Getting a container machine running takes a step that is not obvious. The container machine create command only works with images that include the /sbin/init system initialization program, because a persistent VM needs a real init system to manage long-running services. Most application container images deliberately omit init, since they are built to run a single process and exit. The fix is to build a custom image from a Dockerfile, and the documentation now includes worked examples for this.

Using a supplied tutorial Dockerfile based on Ubuntu 24.04 with the Swift SDK, it is possible to set up a machine and develop against it using Visual Studio Code on macOS connecting over VS Code Remote. Building on Linux and running through VS Code and Safari on the Mac side worked, though Swift debugging breakpoints were not hit. A .NET project debugged correctly, suggesting the gap is in specific tooling rather than the platform itself.

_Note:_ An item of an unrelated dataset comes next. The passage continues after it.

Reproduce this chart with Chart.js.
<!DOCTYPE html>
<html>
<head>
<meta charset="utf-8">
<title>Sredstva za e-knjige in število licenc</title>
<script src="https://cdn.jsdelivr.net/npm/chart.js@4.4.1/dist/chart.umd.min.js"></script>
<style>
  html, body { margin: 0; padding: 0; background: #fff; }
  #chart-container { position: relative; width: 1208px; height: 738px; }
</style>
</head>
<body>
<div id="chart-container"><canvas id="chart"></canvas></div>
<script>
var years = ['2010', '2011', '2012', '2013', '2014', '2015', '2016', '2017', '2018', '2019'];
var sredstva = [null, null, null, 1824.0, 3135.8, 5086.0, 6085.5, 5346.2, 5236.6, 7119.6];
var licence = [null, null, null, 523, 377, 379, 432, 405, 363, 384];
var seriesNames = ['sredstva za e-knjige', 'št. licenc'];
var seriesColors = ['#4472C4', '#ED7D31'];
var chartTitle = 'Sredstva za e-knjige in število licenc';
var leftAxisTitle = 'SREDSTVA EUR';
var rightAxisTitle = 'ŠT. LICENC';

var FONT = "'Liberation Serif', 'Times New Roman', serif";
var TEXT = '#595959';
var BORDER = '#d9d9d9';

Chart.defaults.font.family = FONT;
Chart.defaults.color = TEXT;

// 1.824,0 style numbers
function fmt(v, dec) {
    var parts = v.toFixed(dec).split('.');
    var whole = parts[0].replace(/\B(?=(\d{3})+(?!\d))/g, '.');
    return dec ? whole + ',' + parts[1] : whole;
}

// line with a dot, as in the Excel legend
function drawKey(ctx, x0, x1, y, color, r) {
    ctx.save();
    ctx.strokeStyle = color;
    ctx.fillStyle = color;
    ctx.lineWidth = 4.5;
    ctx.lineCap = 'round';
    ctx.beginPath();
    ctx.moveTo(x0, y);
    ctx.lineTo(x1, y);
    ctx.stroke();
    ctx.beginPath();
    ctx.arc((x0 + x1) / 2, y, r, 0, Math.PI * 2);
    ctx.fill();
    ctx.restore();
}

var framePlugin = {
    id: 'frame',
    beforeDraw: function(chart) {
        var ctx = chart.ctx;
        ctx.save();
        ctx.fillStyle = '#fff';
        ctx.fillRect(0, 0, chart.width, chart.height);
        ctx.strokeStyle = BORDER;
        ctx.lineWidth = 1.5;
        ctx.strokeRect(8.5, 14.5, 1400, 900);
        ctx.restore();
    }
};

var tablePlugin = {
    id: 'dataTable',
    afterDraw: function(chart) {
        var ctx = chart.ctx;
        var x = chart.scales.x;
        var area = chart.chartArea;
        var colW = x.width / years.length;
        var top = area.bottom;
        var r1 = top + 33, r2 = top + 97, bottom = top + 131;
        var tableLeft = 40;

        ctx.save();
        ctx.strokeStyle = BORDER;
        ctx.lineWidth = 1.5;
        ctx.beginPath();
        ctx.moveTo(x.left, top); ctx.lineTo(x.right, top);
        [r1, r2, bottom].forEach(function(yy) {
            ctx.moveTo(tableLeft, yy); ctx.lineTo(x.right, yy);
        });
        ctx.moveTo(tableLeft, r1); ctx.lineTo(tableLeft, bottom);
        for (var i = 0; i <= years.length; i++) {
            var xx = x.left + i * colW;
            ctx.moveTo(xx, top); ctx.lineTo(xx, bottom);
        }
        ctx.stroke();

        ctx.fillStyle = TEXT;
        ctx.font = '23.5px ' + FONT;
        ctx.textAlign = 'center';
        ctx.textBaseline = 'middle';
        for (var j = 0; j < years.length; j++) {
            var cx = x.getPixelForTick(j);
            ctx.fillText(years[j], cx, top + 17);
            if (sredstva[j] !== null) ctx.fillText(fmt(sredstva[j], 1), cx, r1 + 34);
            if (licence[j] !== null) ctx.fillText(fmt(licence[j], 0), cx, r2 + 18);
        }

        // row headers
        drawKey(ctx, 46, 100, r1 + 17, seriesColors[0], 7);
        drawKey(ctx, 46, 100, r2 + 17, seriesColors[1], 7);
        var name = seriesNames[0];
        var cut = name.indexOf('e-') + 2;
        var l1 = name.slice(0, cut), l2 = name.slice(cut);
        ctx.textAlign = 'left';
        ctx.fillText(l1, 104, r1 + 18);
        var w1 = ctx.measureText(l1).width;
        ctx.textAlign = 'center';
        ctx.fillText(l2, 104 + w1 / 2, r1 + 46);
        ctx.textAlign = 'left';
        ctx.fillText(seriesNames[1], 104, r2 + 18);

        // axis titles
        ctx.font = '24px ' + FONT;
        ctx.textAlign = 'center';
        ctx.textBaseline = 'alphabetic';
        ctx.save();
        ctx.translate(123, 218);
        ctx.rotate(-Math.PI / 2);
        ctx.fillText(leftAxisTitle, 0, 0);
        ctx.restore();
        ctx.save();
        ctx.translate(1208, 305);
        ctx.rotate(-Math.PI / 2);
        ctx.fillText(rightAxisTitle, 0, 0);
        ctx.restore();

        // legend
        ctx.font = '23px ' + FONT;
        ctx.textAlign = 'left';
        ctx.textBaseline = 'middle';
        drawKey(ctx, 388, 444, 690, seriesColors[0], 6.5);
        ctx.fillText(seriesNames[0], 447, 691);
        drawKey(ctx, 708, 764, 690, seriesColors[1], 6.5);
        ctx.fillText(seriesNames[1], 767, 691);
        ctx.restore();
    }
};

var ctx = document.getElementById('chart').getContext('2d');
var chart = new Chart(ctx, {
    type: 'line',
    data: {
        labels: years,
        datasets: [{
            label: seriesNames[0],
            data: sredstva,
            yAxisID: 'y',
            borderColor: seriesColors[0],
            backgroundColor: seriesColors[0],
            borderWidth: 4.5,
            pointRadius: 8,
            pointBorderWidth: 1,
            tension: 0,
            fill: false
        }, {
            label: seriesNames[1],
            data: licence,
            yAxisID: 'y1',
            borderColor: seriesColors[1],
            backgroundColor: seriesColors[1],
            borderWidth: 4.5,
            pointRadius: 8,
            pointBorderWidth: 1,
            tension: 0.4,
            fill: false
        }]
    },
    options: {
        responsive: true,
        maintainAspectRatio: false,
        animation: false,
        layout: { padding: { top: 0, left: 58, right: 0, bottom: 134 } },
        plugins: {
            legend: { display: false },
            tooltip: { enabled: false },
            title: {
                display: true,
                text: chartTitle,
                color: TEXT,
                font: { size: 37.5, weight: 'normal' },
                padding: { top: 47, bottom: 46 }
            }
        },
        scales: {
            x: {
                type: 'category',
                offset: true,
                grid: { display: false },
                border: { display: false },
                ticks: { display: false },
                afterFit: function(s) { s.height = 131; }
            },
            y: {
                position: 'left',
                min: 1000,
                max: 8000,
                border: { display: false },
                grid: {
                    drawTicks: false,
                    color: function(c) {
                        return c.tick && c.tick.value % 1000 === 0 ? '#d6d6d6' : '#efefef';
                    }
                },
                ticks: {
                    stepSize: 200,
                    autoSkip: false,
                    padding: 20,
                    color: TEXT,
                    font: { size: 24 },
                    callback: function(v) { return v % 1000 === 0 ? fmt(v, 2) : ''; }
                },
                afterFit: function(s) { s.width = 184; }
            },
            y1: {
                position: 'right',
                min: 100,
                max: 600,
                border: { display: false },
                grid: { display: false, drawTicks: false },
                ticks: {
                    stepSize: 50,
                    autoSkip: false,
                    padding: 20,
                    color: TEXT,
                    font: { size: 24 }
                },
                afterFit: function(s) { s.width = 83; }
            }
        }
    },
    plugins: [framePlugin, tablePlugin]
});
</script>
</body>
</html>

Memory handling is the other rough edge. A container machine defaults to half the system memory. On a 64 GB machine that is a 32 GB allocation, but actual consumption stays low until needed. After launching a VM and starting PostgreSQL, real usage sat around 1 GB. The catch, documented in Apple's technical overview, is that memory cannot be released back to the host once claimed. Usage only climbs during a session, and the only way to reclaim it is to restart the VM. For long-lived development machines that run for days, that is a meaningful operational wart.

Graphical applications are out of scope. WSL supports GUI apps through X11 and Wayland, but Apple closed an issue requesting the same capability, pointing users toward installing XQuartz and connecting over container-to-host networking instead. GUI support does not appear to be a goal.

What this changes

For developers, the practical advice is short. If you adopt container machines, do not accept the default home mount. Set --home-mount to none or scope it to a single project directory, and treat the Linux guest as you would any environment that runs untrusted code, because installing packages is exactly that. Keep credentials and SSH keys out of any directory the guest can see.

For the broader ecosystem, Apple is entering a crowded field. Mac developers already reach for Docker, Podman, Colima, UTM, VirtualBox, and OrbStack, or simply SSH into a remote Linux box. Container machines are lightweight and performed well, and being native and open source gives them a real claim on developer attention. But the project is tucked away on GitHub rather than presented as part of macOS, the documentation is still thin, and the memory and debugging gaps need work.

The security default is the issue most worth fixing before this sees wide adoption. WSL faced its own scrutiny over file system boundaries between host and guest, and the lesson held: when a tool blurs the line between two environments, the safe configuration has to be the one users get without asking. A WWDC session video and the GitHub documentation cover the rest of the feature set, but the choice of what to expose by default is the one developers should examine first.